____ Stored data

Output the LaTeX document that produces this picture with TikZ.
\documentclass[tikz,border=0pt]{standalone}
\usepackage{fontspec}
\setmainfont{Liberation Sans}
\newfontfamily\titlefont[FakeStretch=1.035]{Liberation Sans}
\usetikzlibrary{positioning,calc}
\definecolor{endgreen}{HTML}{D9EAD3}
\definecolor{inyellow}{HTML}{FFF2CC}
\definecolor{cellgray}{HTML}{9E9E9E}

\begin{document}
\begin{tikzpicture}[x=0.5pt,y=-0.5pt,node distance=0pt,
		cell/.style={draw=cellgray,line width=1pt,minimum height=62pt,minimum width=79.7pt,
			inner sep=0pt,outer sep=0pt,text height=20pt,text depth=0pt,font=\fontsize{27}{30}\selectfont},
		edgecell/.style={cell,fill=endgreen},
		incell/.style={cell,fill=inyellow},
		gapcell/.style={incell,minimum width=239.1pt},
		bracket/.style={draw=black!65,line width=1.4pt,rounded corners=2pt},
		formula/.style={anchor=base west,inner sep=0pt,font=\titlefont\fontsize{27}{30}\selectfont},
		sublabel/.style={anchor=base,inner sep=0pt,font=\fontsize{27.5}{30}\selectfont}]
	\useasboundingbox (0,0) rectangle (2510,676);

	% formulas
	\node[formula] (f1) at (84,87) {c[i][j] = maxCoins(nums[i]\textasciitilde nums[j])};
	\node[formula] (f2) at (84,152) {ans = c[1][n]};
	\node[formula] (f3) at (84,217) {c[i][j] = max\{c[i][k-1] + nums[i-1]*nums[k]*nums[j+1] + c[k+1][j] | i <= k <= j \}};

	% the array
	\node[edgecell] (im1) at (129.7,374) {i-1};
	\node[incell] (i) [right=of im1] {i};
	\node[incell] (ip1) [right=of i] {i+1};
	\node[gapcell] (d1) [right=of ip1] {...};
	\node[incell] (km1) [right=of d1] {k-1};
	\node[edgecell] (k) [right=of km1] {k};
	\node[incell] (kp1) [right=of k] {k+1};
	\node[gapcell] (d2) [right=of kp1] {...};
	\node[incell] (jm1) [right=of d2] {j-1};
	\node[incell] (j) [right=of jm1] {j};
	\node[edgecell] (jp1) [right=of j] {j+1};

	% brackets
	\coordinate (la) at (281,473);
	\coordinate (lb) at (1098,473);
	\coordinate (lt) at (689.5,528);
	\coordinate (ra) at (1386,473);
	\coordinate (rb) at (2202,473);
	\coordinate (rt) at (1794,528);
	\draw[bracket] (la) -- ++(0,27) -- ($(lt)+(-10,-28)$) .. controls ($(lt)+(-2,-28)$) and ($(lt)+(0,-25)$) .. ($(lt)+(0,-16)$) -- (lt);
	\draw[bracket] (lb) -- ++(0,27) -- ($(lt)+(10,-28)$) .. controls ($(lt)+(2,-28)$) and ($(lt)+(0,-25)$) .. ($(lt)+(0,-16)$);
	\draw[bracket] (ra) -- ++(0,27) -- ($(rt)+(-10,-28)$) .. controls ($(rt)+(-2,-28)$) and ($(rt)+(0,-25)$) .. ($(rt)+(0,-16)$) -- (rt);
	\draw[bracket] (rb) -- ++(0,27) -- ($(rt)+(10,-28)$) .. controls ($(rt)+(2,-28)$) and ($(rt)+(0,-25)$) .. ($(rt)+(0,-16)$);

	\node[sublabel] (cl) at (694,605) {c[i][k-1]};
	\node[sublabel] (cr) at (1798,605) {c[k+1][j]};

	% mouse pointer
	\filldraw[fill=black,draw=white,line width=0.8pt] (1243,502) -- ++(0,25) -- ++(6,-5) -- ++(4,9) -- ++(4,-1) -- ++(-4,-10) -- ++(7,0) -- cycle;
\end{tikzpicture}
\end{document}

________

### Do this
In this exercise, copy only the lines from the opening line of the material through the line where "(jp1) [right=of j]" appears.

### Full solution
Output the LaTeX document that produces this picture with TikZ.
\documentclass[tikz,border=0pt]{standalone}
\usepackage{fontspec}
\setmainfont{Liberation Sans}
\newfontfamily\titlefont[FakeStretch=1.035]{Liberation Sans}
\usetikzlibrary{positioning,calc}
\definecolor{endgreen}{HTML}{D9EAD3}
\definecolor{inyellow}{HTML}{FFF2CC}
\definecolor{cellgray}{HTML}{9E9E9E}

\begin{document}
\begin{tikzpicture}[x=0.5pt,y=-0.5pt,node distance=0pt,
		cell/.style={draw=cellgray,line width=1pt,minimum height=62pt,minimum width=79.7pt,
			inner sep=0pt,outer sep=0pt,text height=20pt,text depth=0pt,font=\fontsize{27}{30}\selectfont},
		edgecell/.style={cell,fill=endgreen},
		incell/.style={cell,fill=inyellow},
		gapcell/.style={incell,minimum width=239.1pt},
		bracket/.style={draw=black!65,line width=1.4pt,rounded corners=2pt},
		formula/.style={anchor=base west,inner sep=0pt,font=\titlefont\fontsize{27}{30}\selectfont},
		sublabel/.style={anchor=base,inner sep=0pt,font=\fontsize{27.5}{30}\selectfont}]
	\useasboundingbox (0,0) rectangle (2510,676);

	% formulas
	\node[formula] (f1) at (84,87) {c[i][j] = maxCoins(nums[i]\textasciitilde nums[j])};
	\node[formula] (f2) at (84,152) {ans = c[1][n]};
	\node[formula] (f3) at (84,217) {c[i][j] = max\{c[i][k-1] + nums[i-1]*nums[k]*nums[j+1] + c[k+1][j] | i <= k <= j \}};

	% the array
	\node[edgecell] (im1) at (129.7,374) {i-1};
	\node[incell] (i) [right=of im1] {i};
	\node[incell] (ip1) [right=of i] {i+1};
	\node[gapcell] (d1) [right=of ip1] {...};
	\node[incell] (km1) [right=of d1] {k-1};
	\node[edgecell] (k) [right=of km1] {k};
	\node[incell] (kp1) [right=of k] {k+1};
	\node[gapcell] (d2) [right=of kp1] {...};
	\node[incell] (jm1) [right=of d2] {j-1};
	\node[incell] (j) [right=of jm1] {j};
	\node[edgecell] (jp1) [right=of j] {j+1};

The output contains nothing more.